YOUR GOAL. Return the material exactly, first line through the line containing "const yDecades = [37, 38];", and nothing more. Pictures stay out.

PROVIDED DATA.
## begin

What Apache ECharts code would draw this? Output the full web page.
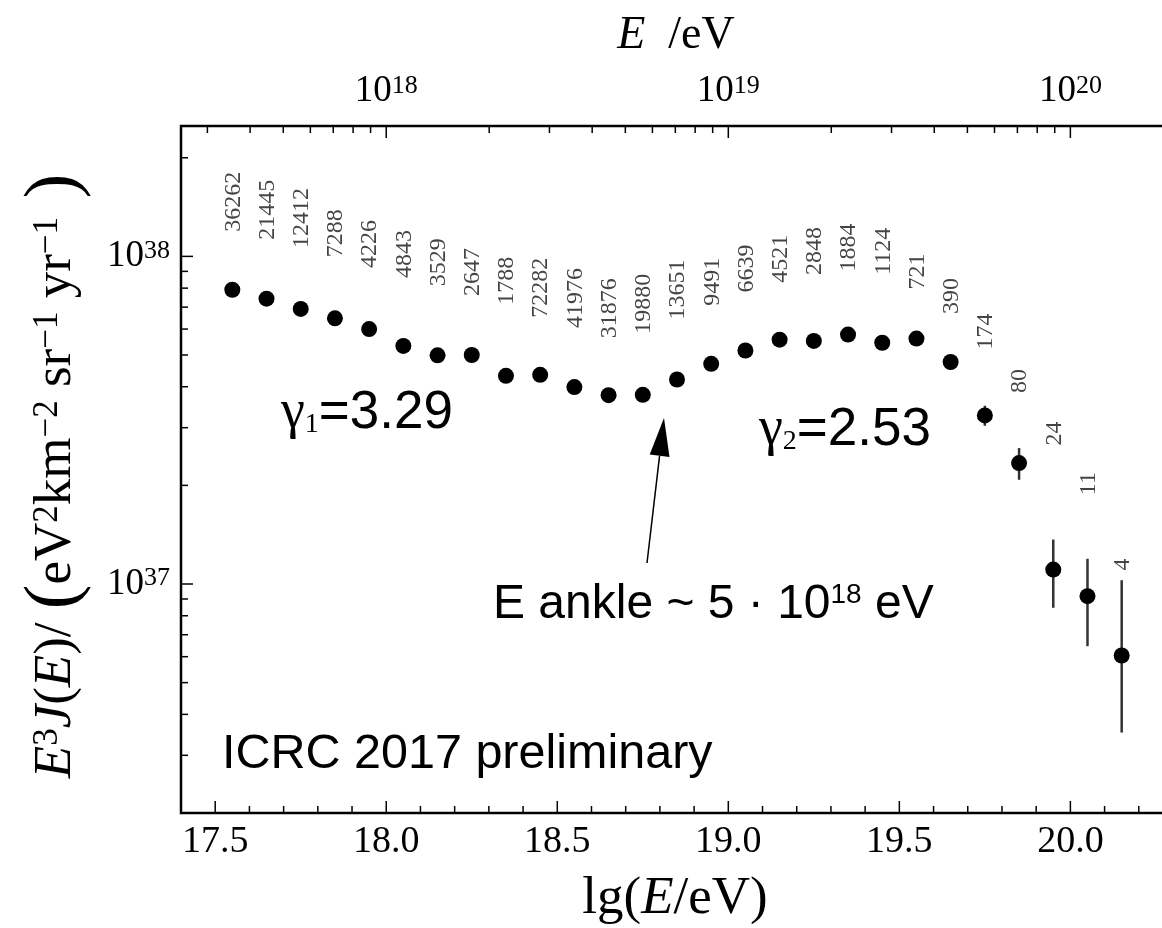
<!DOCTYPE html>
<html><head><meta charset="utf-8">
<script src="https://cdn.jsdelivr.net/npm/echarts@6/dist/echarts.min.js"></script>
<style>html,body{margin:0;padding:0;background:#fff}#c{width:1162px;height:928px}</style>
</head><body><div id="c"></div>
<script>
// ---- data ----
const lgE = [17.55, 17.65, 17.75, 17.85, 17.95, 18.05, 18.15, 18.25, 18.35, 18.45, 18.55, 18.65, 18.75, 18.85, 18.95, 19.05, 19.15, 19.25, 19.35, 19.45, 19.55, 19.65, 19.75, 19.85, 19.95, 20.05, 20.15];
const flux = [7.91e37, 7.43e37, 6.91e37, 6.47e37, 6.00e37, 5.33e37, 4.99e37, 5.00e37, 4.32e37, 4.35e37, 3.99e37, 3.77e37, 3.78e37, 4.21e37, 4.70e37, 5.16e37, 5.57e37, 5.52e37, 5.77e37, 5.45e37, 5.61e37, 4.76e37, 3.27e37, 2.34e37, 1.107e37, 9.18e36, 6.05e36];
const errLow  = [null, null, null, null, null, null, null, null, null, null, null, null, null, null, null, null, null, null, null, null, null, null, 3.04e37, 2.08e37, 8.46e36, 6.46e36, 3.52e36];
const errHigh = [null, null, null, null, null, null, null, null, null, null, null, null, null, null, null, null, null, null, null, null, null, null, 3.50e37, 2.60e37, 1.367e37, 1.194e37, 1.027e37];
const counts = ['36262', '21445', '12412', '7288', '4226', '4843', '3529', '2647', '1788', '72282', '41976', '31876', '19880', '13651', '9491', '6639', '4521', '2848', '1884', '1124', '721', '390', '174', '80', '24', '11', '4'];
const xTickLabels = ['17.5', '18.0', '18.5', '19.0', '19.5', '20.0'];
const topDecades = [18, 19, 20];
const yDecades = [37, 38];

// ---- layout (pixel gap between point centre and start of its count label) ----
const labelGap = [58, 59, 61, 61, 61, 68, 69, 59, 71, 57, 59, 57, 61, 60, 58, 58, 57, 66, 63, 68, 49, 48, 66, 70, 124, 101, 85];

const SERIF = '"Liberation Serif", "DejaVu Serif", serif';
const SANS = '"Liberation Sans", Arial, sans-serif';
const X_MIN = 17.4, X_MAX = 20.3, Y_MIN = 2e36, Y_MAX = 2.5e38;

const near = (a, b) => Math.abs(a - b) < 1e-6;

const chart = echarts.init(document.getElementById('c'), null, {renderer: 'canvas'});

const pts = lgE.map((x, i) => [x, flux[i]]);
const errData = [];
lgE.forEach((x, i) => { if (errLow[i] != null) errData.push([x, errLow[i], errHigh[i]]); });

const supRich = (size, sup) => ({
  b: {fontFamily: SERIF, fontSize: size, color: '#000'},
  s: {fontFamily: SERIF, fontSize: sup, color: '#000', verticalAlign: 'top', lineHeight: 16}
});

const option = {
  animation: false,
  backgroundColor: '#fff',
  grid: {left: 181, top: 126, right: -11, bottom: 115, show: true, borderColor: '#000', borderWidth: 2.5,
         backgroundColor: 'transparent', containLabel: false, outerBoundsMode: 'none'},
  xAxis: [
    {type: 'value', position: 'bottom', min: X_MIN, max: X_MAX, interval: 0.1,
     axisLine: {show: false}, axisTick: {show: false}, splitLine: {show: false},
     axisLabel: {margin: 10, color: '#000', fontFamily: SERIF, fontSize: 38, hideOverlap: false,
       formatter: v => { const t = xTickLabels.find(s => near(parseFloat(s), v)); return t || ''; }}},
    {type: 'value', position: 'top', min: X_MIN, max: X_MAX, interval: 0.1,
     axisLine: {show: false}, axisTick: {show: false}, splitLine: {show: false},
     axisLabel: {margin: 16, color: '#000', hideOverlap: false,
       formatter: v => { const d = topDecades.find(n => near(n, v)); return d ? '{b|10}{s|' + d + '}' : ''; },
       rich: supRich(37, 26)}}
  ],
  yAxis: {type: 'log', logBase: 10, min: Y_MIN, max: Y_MAX,
    axisLine: {show: false}, axisTick: {show: false}, splitLine: {show: false},
    axisLabel: {margin: 11, color: '#000', hideOverlap: false,
      formatter: v => { const l = Math.log10(v); const d = yDecades.find(n => near(n, l)); return d ? '{b|10}{s|' + d + '}' : ''; },
      rich: supRich(37, 26)}},
  series: [
    { // axis ticks drawn through the scales
      type: 'custom', silent: true, clip: false, z: 5, data: [[18, 1e37]],
      renderItem: (params, api) => {
        const cs = params.coordSys;
        const L = cs.x, T = cs.y, B = cs.y + cs.height;
        const st = {stroke: '#000', lineWidth: 1.5};
        const ch = [];
        for (let k = 175; k <= 202; k++) {
          const x = api.coord([k / 10, 1e37])[0];
          ch.push({type: 'line', shape: {x1: x, y1: B, x2: x, y2: B - (k % 5 === 0 ? 12 : 7)}, style: st});
        }
        for (let n = 17; n <= 20; n++) for (let m = 1; m <= 9; m++) {
          const v = n + Math.log10(m);
          if (v <= X_MIN + 1e-9 || v >= X_MAX - 1e-9) continue;
          const x = api.coord([v, 1e37])[0];
          ch.push({type: 'line', shape: {x1: x, y1: T, x2: x, y2: T + (m === 1 ? 12 : 7)}, style: st});
        }
        for (let e = 36; e <= 38; e++) for (let m = 1; m <= 9; m++) {
          const val = m * Math.pow(10, e);
          if (val <= Y_MIN * 1.0001 || val >= Y_MAX * 0.9999) continue;
          const y = api.coord([18, val])[1];
          ch.push({type: 'line', shape: {x1: L, y1: y, x2: L + (m === 1 ? 12 : 7), y2: y}, style: st});
        }
        return {type: 'group', children: ch};
      }
    },
    { // error bars
      type: 'custom', silent: true, z: 3, data: errData,
      renderItem: (params, api) => {
        const a = api.coord([api.value(0), api.value(1)]);
        const b = api.coord([api.value(0), api.value(2)]);
        return {type: 'line', shape: {x1: a[0], y1: a[1], x2: b[0], y2: b[1]}, style: {stroke: '#333', lineWidth: 2.5}};
      }
    },
    { // data points
      type: 'scatter', symbol: 'circle', symbolSize: 16, z: 4, data: pts,
      itemStyle: {color: '#000', opacity: 1}
    },
    { // event-count labels
      type: 'custom', silent: true, z: 4, data: pts,
      renderItem: (params, api) => {
        const i = params.dataIndex;
        const p = api.coord([api.value(0), api.value(1)]);
        return {type: 'text', x: p[0] + 1, y: p[1] - labelGap[i], rotation: Math.PI / 2,
          style: {text: counts[i], fontFamily: SERIF, fontSize: 24, fill: '#444', align: 'left', verticalAlign: 'middle'}};
      }
    }
  ],
  graphic: [
    {type: 'text', x: 676, y: 36, style: {
      text: '{i|E}{n|  /eV}', align: 'center', verticalAlign: 'middle',
      rich: {i: {fontFamily: SERIF, fontStyle: 'italic', fontSize: 46, fill: '#000'}, n: {fontFamily: SERIF, fontSize: 46, fill: '#000'}}}},
    {type: 'text', x: 675, y: 899, style: {
      text: '{n|lg(}{i|E}{n|/eV)}', align: 'center', verticalAlign: 'middle',
      rich: {i: {fontFamily: SERIF, fontStyle: 'italic', fontSize: 53, fill: '#000'}, n: {fontFamily: SERIF, fontSize: 53, fill: '#000'}}}},
    {type: 'text', x: 56, y: 476, rotation: Math.PI / 2, style: {
      text: '{i|E}{s|3}{i|J}{n|(}{i|E}{n|)/ }{p|(}{n|eV}{s|2}{n|km}{s|−2}{n| sr}{s|−1}{n| yr}{s|−1}{p| )}',
      align: 'center', verticalAlign: 'middle',
      rich: {
        i: {fontFamily: SERIF, fontStyle: 'italic', fontSize: 53, lineHeight: 52, fill: '#000'},
        n: {fontFamily: SERIF, fontSize: 53, lineHeight: 52, fill: '#000'},
        s: {fontFamily: SERIF, fontSize: 35, lineHeight: 22, verticalAlign: 'top', fill: '#000'},
        p: {fontFamily: SERIF, fontSize: 74, lineHeight: 52, fill: '#000'}
      }}},
    {type: 'text', x: 281, y: 413, style: {
      text: '{g|γ}{b|1}{n|=3.29}', align: 'left', verticalAlign: 'middle',
      rich: {g: {fontFamily: SERIF, fontSize: 54, lineHeight: 52, fill: '#000'},
             b: {fontFamily: SERIF, fontSize: 28, lineHeight: 10, verticalAlign: 'bottom', fill: '#000'},
             n: {fontFamily: SANS, fontSize: 53, lineHeight: 52, fill: '#000'}}}},
    {type: 'text', x: 759, y: 430, style: {
      text: '{g|γ}{b|2}{n|=2.53}', align: 'left', verticalAlign: 'middle',
      rich: {g: {fontFamily: SERIF, fontSize: 54, lineHeight: 52, fill: '#000'},
             b: {fontFamily: SERIF, fontSize: 28, lineHeight: 10, verticalAlign: 'bottom', fill: '#000'},
             n: {fontFamily: SANS, fontSize: 53, lineHeight: 52, fill: '#000'}}}},
    {type: 'text', x: 493, y: 605, style: {
      text: '{n|E ankle ~ 5 · 10}{s|18}{n| eV}', align: 'left', verticalAlign: 'middle',
      rich: {n: {fontFamily: SANS, fontSize: 48, lineHeight: 48, fill: '#000'},
             s: {fontFamily: SANS, fontSize: 28, lineHeight: 20, verticalAlign: 'top', fill: '#000'}}}},
    {type: 'text', x: 222, y: 755, style: {
      text: 'ICRC 2017 preliminary', align: 'left', verticalAlign: 'middle',
      fontFamily: SANS, fontSize: 48.5, fill: '#000'}},
    {type: 'line', shape: {x1: 647, y1: 563, x2: 659.6, y2: 455.7}, style: {stroke: '#000', lineWidth: 1.5}},
    {type: 'polygon', shape: {points: [[664, 418], [669.5, 456.9], [649.7, 454.5]]}, style: {fill: '#000'}}
  ]
};
chart.setOption(option);
</script>
</body></html>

## end

OUTPUT OF THE TASK.
What Apache ECharts code would draw this? Output the full web page.
<!DOCTYPE html>
<html><head><meta charset="utf-8">
<script src="https://cdn.jsdelivr.net/npm/echarts@6/dist/echarts.min.js"></script>
<style>html,body{margin:0;padding:0;background:#fff}#c{width:1162px;height:928px}</style>
</head><body><div id="c"></div>
<script>
// ---- data ----
const lgE = [17.55, 17.65, 17.75, 17.85, 17.95, 18.05, 18.15, 18.25, 18.35, 18.45, 18.55, 18.65, 18.75, 18.85, 18.95, 19.05, 19.15, 19.25, 19.35, 19.45, 19.55, 19.65, 19.75, 19.85, 19.95, 20.05, 20.15];
const flux = [7.91e37, 7.43e37, 6.91e37, 6.47e37, 6.00e37, 5.33e37, 4.99e37, 5.00e37, 4.32e37, 4.35e37, 3.99e37, 3.77e37, 3.78e37, 4.21e37, 4.70e37, 5.16e37, 5.57e37, 5.52e37, 5.77e37, 5.45e37, 5.61e37, 4.76e37, 3.27e37, 2.34e37, 1.107e37, 9.18e36, 6.05e36];
const errLow  = [null, null, null, null, null, null, null, null, null, null, null, null, null, null, null, null, null, null, null, null, null, null, 3.04e37, 2.08e37, 8.46e36, 6.46e36, 3.52e36];
const errHigh = [null, null, null, null, null, null, null, null, null, null, null, null, null, null, null, null, null, null, null, null, null, null, 3.50e37, 2.60e37, 1.367e37, 1.194e37, 1.027e37];
const counts = ['36262', '21445', '12412', '7288', '4226', '4843', '3529', '2647', '1788', '72282', '41976', '31876', '19880', '13651', '9491', '6639', '4521', '2848', '1884', '1124', '721', '390', '174', '80', '24', '11', '4'];
const xTickLabels = ['17.5', '18.0', '18.5', '19.0', '19.5', '20.0'];
const topDecades = [18, 19, 20];
const yDecades = [37, 38];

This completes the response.